Choose Israel or the Diaspora.
Choose power or conscience.
Choose belonging or responsibility to the world.
Judaism has never spoken this language. Ours is the grammar of and.
We are a people formed by both exile and return, by longing and building, by vulnerability and power. To flatten that complexity is not clarity; it is amnesia.
For two thousand years, Jews lived without sovereignty. Exile trained us in moral vigilance. We learned how easily power dehumanizes, how quickly majorities forget the vulnerable, how fragile dignity can be when it depends on the goodwill of others. That memory is not an embarrassment of Jewish history. It is one of its greatest teachers.
And then something astonishing happened.
The Jewish people returned home.
The rebirth of Israel is not only a political event; it is a moral rupture in Jewish history. For the first time in two millennia, Jews are no longer only shaped by what others do to us. We are shaped by what we do with power. That is a blessing- and it is a test.
Zionism, rightly understood, is not a rejection of exile but its transformation. It is exile’s yearning made responsible. Jewish dignity no longer lives only in prayer and poetry, but in policy, borders, budgets, and battlefield decisions. The miracle of sovereignty is that Judaism now has consequences in the public square.
This is why the prayer for the State of Israel calls it Reisheet Tzemichat Ge’ulateinu – the beginning of redemption. Not the fulfillment. Not the end. The beginning.
Beginnings are fragile.
Israel is less fragile than our ancestors feared—and more fragile than we sometimes admit. It is strong enough to defend itself and young enough to still be argued over fiercely. That argument is not a weakness. It is evidence of moral life. A society that still fights about justice has not surrendered to cynicism.

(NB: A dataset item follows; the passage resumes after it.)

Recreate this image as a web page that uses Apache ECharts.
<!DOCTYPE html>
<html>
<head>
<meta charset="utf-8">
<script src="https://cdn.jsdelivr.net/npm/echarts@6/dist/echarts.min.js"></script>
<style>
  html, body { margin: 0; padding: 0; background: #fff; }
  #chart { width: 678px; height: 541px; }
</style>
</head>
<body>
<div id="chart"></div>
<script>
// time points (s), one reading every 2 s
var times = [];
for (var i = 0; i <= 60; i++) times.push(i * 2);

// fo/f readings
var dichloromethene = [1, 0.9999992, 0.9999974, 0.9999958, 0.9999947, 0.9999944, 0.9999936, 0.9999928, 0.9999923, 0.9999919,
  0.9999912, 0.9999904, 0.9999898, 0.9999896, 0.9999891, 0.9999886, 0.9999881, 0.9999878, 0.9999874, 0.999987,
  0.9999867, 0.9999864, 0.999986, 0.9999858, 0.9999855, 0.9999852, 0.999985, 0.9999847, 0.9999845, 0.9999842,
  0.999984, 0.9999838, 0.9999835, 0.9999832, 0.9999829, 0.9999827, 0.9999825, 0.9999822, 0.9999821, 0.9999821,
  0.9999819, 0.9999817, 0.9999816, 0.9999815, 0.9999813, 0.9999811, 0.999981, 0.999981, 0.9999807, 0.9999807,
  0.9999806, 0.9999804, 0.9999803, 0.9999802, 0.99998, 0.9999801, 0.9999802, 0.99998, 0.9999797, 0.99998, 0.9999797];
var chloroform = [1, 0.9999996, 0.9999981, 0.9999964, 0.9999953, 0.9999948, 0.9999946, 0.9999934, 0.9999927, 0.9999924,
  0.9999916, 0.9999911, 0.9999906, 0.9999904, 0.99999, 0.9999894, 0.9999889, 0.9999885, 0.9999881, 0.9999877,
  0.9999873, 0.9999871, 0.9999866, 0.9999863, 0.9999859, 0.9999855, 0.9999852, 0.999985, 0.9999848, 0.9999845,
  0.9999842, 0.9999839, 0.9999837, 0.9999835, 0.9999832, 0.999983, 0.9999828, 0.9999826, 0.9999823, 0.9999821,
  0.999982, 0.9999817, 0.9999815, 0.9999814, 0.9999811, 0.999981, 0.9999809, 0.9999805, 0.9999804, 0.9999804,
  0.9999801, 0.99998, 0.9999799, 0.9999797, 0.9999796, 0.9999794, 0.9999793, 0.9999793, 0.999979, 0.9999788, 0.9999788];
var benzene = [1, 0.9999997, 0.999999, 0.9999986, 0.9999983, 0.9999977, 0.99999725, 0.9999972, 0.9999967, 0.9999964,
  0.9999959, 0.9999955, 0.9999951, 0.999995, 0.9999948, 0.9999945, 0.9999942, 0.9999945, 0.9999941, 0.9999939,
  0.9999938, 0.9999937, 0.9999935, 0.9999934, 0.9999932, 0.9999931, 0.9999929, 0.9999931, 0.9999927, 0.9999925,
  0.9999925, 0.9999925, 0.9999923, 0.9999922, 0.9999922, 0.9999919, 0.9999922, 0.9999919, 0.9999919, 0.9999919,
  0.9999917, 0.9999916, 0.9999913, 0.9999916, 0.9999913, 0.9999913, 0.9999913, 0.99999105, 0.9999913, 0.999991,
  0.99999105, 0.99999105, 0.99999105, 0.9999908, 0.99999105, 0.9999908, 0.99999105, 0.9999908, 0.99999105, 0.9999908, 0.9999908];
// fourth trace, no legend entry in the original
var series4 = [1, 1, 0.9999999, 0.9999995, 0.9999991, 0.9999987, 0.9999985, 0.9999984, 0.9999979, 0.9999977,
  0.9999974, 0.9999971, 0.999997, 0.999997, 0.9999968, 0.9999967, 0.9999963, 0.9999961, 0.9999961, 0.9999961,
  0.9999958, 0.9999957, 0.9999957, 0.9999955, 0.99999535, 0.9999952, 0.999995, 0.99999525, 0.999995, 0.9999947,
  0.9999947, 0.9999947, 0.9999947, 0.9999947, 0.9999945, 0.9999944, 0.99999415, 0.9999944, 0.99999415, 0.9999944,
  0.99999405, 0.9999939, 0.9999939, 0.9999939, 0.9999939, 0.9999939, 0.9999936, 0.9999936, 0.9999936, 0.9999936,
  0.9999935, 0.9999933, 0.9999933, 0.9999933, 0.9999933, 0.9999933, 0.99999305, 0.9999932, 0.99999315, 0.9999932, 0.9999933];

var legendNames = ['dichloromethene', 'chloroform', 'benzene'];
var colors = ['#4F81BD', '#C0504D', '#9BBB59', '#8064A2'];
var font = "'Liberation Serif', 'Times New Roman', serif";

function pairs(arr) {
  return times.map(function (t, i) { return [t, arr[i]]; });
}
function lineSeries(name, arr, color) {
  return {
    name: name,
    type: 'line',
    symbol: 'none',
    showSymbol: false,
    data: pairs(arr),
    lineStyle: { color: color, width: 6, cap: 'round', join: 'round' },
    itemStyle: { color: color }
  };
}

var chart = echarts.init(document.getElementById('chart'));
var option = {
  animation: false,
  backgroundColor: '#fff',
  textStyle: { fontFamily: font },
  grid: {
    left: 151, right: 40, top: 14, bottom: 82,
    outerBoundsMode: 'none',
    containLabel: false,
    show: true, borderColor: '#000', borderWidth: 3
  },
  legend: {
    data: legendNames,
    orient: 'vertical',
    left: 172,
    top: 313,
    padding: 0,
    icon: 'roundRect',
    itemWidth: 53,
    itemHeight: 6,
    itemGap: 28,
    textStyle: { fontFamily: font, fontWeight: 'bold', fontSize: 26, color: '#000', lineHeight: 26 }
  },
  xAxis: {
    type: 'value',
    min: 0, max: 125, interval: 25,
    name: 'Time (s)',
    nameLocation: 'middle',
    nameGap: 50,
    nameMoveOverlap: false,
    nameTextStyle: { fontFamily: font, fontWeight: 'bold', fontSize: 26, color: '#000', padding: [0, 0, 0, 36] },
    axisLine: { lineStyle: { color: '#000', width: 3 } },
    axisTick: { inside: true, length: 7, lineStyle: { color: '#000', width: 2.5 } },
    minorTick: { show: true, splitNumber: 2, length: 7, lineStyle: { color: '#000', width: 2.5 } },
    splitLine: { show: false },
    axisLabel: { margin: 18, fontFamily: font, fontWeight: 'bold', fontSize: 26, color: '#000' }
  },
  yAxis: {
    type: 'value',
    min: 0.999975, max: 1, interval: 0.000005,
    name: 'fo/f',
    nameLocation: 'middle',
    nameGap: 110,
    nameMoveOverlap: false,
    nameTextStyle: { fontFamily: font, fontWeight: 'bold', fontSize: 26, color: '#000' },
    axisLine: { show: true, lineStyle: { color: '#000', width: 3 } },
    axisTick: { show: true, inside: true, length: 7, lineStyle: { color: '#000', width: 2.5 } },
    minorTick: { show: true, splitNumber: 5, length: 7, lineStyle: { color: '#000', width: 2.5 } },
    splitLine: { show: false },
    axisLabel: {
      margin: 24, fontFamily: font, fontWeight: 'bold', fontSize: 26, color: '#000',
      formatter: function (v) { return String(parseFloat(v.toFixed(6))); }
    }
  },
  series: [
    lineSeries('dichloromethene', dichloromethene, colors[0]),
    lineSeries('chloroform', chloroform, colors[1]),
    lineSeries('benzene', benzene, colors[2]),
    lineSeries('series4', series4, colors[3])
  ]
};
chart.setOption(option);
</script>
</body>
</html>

Yet power brings danger. Exile taught empathy; sovereignty can dull it. Memory restrains arrogance – or it evaporates. The Torah warns repeatedly that comfort can erase conscience. The prophets were never afraid of Israel’s enemies as much as they were afraid of Israel forgetting why it exists.
This is where the Diaspora matters—not as an alternative to Israel, but as its partner.
Diaspora Jewish life is not a consolation prize. It is a moral laboratory forged by centuries of minority existence, pluralism, and encounter. Diaspora Jews carry a prophetic instinct sharpened by distance: an allergy to cruelty, a sensitivity to the stranger, a habit of self-critique. These are not weaknesses. They are covenantal gifts.
Critique offered in love is not betrayal. In Jewish tradition, it is tochecha – ethical rebuke – and it is a mitzvah. Silence born of fear is far more dangerous than disagreement born of devotion. A love that refuses to argue is not love; it is withdrawal.
At the same time, Diaspora Jews must resist the temptation to turn distance into moral abstraction. Israel does not live in theory. It lives with threats, trauma, and consequences. Family argues differently than strangers do. Covenant demands humility on all sides.
Israel and the Diaspora are not rivals. They are two centers of a single people, each guarding what the other risks forgetting. Israel teaches dignity, agency, and courage. The Diaspora teaches restraint, pluralism, and moral imagination. Without exile’s memory, power can become callous. Without return, exile can become despair.
Together, they keep Judaism human.
To love Israel today is to refuse simplifications. It is to hold gratitude and restlessness together. To insist that Jewish power must serve life. To believe that sovereignty deepens, not diminishes, our obligation to justice. To know that redemption is not a possession but a process.
We are a people of many homes. Jerusalem is our heart. The Diaspora is our breath. And the world itself is our responsibility.
The task of our generation is not to choose between them but to sanctify the tension between them, and through that tension, help build a world that feels a little more like home for everyone.